** start **
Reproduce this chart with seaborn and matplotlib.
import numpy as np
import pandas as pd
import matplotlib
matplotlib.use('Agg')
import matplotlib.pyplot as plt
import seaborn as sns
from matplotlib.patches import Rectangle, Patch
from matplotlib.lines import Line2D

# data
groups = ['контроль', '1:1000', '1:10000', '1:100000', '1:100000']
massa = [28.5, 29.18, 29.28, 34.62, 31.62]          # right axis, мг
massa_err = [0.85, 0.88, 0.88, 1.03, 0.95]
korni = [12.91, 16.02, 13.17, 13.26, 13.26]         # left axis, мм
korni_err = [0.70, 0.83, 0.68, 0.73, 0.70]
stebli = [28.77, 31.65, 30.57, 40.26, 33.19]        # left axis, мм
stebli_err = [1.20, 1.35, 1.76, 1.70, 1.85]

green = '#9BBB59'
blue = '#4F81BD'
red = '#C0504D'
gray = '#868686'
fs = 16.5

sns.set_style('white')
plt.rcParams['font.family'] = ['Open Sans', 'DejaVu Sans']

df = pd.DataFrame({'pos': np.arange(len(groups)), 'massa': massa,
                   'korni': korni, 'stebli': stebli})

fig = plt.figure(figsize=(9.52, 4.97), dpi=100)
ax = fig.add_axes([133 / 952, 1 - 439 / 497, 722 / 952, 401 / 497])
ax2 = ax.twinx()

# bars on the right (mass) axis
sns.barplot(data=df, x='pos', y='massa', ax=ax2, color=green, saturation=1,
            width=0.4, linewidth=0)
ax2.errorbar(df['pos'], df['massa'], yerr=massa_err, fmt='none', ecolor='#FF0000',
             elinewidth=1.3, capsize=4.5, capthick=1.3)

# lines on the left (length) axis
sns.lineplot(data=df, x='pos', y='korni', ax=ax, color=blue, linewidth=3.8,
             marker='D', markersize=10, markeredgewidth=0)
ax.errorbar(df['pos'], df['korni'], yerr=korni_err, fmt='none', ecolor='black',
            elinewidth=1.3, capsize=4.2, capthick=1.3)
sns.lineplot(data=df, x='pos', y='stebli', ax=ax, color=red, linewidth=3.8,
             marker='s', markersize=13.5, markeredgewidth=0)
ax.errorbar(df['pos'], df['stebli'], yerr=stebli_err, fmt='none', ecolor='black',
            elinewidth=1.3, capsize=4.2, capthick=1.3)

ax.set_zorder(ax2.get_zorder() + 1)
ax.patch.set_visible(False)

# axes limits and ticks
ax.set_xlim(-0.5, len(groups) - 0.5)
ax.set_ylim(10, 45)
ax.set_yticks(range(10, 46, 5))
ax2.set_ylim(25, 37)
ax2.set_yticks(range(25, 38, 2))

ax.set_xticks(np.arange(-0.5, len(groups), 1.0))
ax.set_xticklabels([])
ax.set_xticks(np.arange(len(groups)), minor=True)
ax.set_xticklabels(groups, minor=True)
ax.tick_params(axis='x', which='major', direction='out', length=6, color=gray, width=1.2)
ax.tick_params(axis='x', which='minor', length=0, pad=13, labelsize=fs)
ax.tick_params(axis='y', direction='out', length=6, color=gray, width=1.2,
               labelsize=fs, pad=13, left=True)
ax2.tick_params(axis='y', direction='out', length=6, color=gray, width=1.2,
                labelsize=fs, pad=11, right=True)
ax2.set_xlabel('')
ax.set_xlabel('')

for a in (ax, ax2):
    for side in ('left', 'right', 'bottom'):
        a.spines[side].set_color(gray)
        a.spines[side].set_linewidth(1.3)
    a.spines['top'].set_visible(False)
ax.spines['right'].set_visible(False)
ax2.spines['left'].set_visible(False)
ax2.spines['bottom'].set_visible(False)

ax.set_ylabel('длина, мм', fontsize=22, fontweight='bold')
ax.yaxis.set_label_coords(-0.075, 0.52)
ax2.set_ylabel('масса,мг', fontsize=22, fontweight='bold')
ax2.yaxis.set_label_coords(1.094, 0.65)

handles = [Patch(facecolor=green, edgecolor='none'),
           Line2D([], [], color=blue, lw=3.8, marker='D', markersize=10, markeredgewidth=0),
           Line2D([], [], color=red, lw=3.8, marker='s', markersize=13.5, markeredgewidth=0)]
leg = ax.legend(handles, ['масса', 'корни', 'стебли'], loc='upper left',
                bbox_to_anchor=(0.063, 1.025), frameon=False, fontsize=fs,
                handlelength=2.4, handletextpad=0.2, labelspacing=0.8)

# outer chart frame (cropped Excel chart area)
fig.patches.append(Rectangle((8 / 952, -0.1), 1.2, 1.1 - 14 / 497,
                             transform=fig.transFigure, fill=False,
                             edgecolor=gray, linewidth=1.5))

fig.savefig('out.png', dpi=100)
** end **
## PROBLEM DETAILS
Please reproduce the entire listing, exactly as shown.

## TASK RESPONSE
Reproduce this chart with seaborn and matplotlib.
import numpy as np
import pandas as pd
import matplotlib
matplotlib.use('Agg')
import matplotlib.pyplot as plt
import seaborn as sns
from matplotlib.patches import Rectangle, Patch
from matplotlib.lines import Line2D

# data
groups = ['контроль', '1:1000', '1:10000', '1:100000', '1:100000']
massa = [28.5, 29.18, 29.28, 34.62, 31.62]          # right axis, мг
massa_err = [0.85, 0.88, 0.88, 1.03, 0.95]
korni = [12.91, 16.02, 13.17, 13.26, 13.26]         # left axis, мм
korni_err = [0.70, 0.83, 0.68, 0.73, 0.70]
stebli = [28.77, 31.65, 30.57, 40.26, 33.19]        # left axis, мм
stebli_err = [1.20, 1.35, 1.76, 1.70, 1.85]

green = '#9BBB59'
blue = '#4F81BD'
red = '#C0504D'
gray = '#868686'
fs = 16.5

sns.set_style('white')
plt.rcParams['font.family'] = ['Open Sans', 'DejaVu Sans']

df = pd.DataFrame({'pos': np.arange(len(groups)), 'massa': massa,
                   'korni': korni, 'stebli': stebli})

fig = plt.figure(figsize=(9.52, 4.97), dpi=100)
ax = fig.add_axes([133 / 952, 1 - 439 / 497, 722 / 952, 401 / 497])
ax2 = ax.twinx()

# bars on the right (mass) axis
sns.barplot(data=df, x='pos', y='massa', ax=ax2, color=green, saturation=1,
            width=0.4, linewidth=0)
ax2.errorbar(df['pos'], df['massa'], yerr=massa_err, fmt='none', ecolor='#FF0000',
             elinewidth=1.3, capsize=4.5, capthick=1.3)

# lines on the left (length) axis
sns.lineplot(data=df, x='pos', y='korni', ax=ax, color=blue, linewidth=3.8,
             marker='D', markersize=10, markeredgewidth=0)
ax.errorbar(df['pos'], df['korni'], yerr=korni_err, fmt='none', ecolor='black',
            elinewidth=1.3, capsize=4.2, capthick=1.3)
sns.lineplot(data=df, x='pos', y='stebli', ax=ax, color=red, linewidth=3.8,
             marker='s', markersize=13.5, markeredgewidth=0)
ax.errorbar(df['pos'], df['stebli'], yerr=stebli_err, fmt='none', ecolor='black',
            elinewidth=1.3, capsize=4.2, capthick=1.3)

ax.set_zorder(ax2.get_zorder() + 1)
ax.patch.set_visible(False)

# axes limits and ticks
ax.set_xlim(-0.5, len(groups) - 0.5)
ax.set_ylim(10, 45)
ax.set_yticks(range(10, 46, 5))
ax2.set_ylim(25, 37)
ax2.set_yticks(range(25, 38, 2))

ax.set_xticks(np.arange(-0.5, len(groups), 1.0))
ax.set_xticklabels([])
ax.set_xticks(np.arange(len(groups)), minor=True)
ax.set_xticklabels(groups, minor=True)
ax.tick_params(axis='x', which='major', direction='out', length=6, color=gray, width=1.2)
ax.tick_params(axis='x', which='minor', length=0, pad=13, labelsize=fs)
ax.tick_params(axis='y', direction='out', length=6, color=gray, width=1.2,
               labelsize=fs, pad=13, left=True)
ax2.tick_params(axis='y', direction='out', length=6, color=gray, width=1.2,
                labelsize=fs, pad=11, right=True)
ax2.set_xlabel('')
ax.set_xlabel('')

for a in (ax, ax2):
    for side in ('left', 'right', 'bottom'):
        a.spines[side].set_color(gray)
        a.spines[side].set_linewidth(1.3)
    a.spines['top'].set_visible(False)
ax.spines['right'].set_visible(False)
ax2.spines['left'].set_visible(False)
ax2.spines['bottom'].set_visible(False)

ax.set_ylabel('длина, мм', fontsize=22, fontweight='bold')
ax.yaxis.set_label_coords(-0.075, 0.52)
ax2.set_ylabel('масса,мг', fontsize=22, fontweight='bold')
ax2.yaxis.set_label_coords(1.094, 0.65)

handles = [Patch(facecolor=green, edgecolor='none'),
           Line2D([], [], color=blue, lw=3.8, marker='D', markersize=10, markeredgewidth=0),
           Line2D([], [], color=red, lw=3.8, marker='s', markersize=13.5, markeredgewidth=0)]
leg = ax.legend(handles, ['масса', 'корни', 'стебли'], loc='upper left',
                bbox_to_anchor=(0.063, 1.025), frameon=False, fontsize=fs,
                handlelength=2.4, handletextpad=0.2, labelspacing=0.8)

# outer chart frame (cropped Excel chart area)
fig.patches.append(Rectangle((8 / 952, -0.1), 1.2, 1.1 - 14 / 497,
                             transform=fig.transFigure, fill=False,
                             edgecolor=gray, linewidth=1.5))

fig.savefig('out.png', dpi=100)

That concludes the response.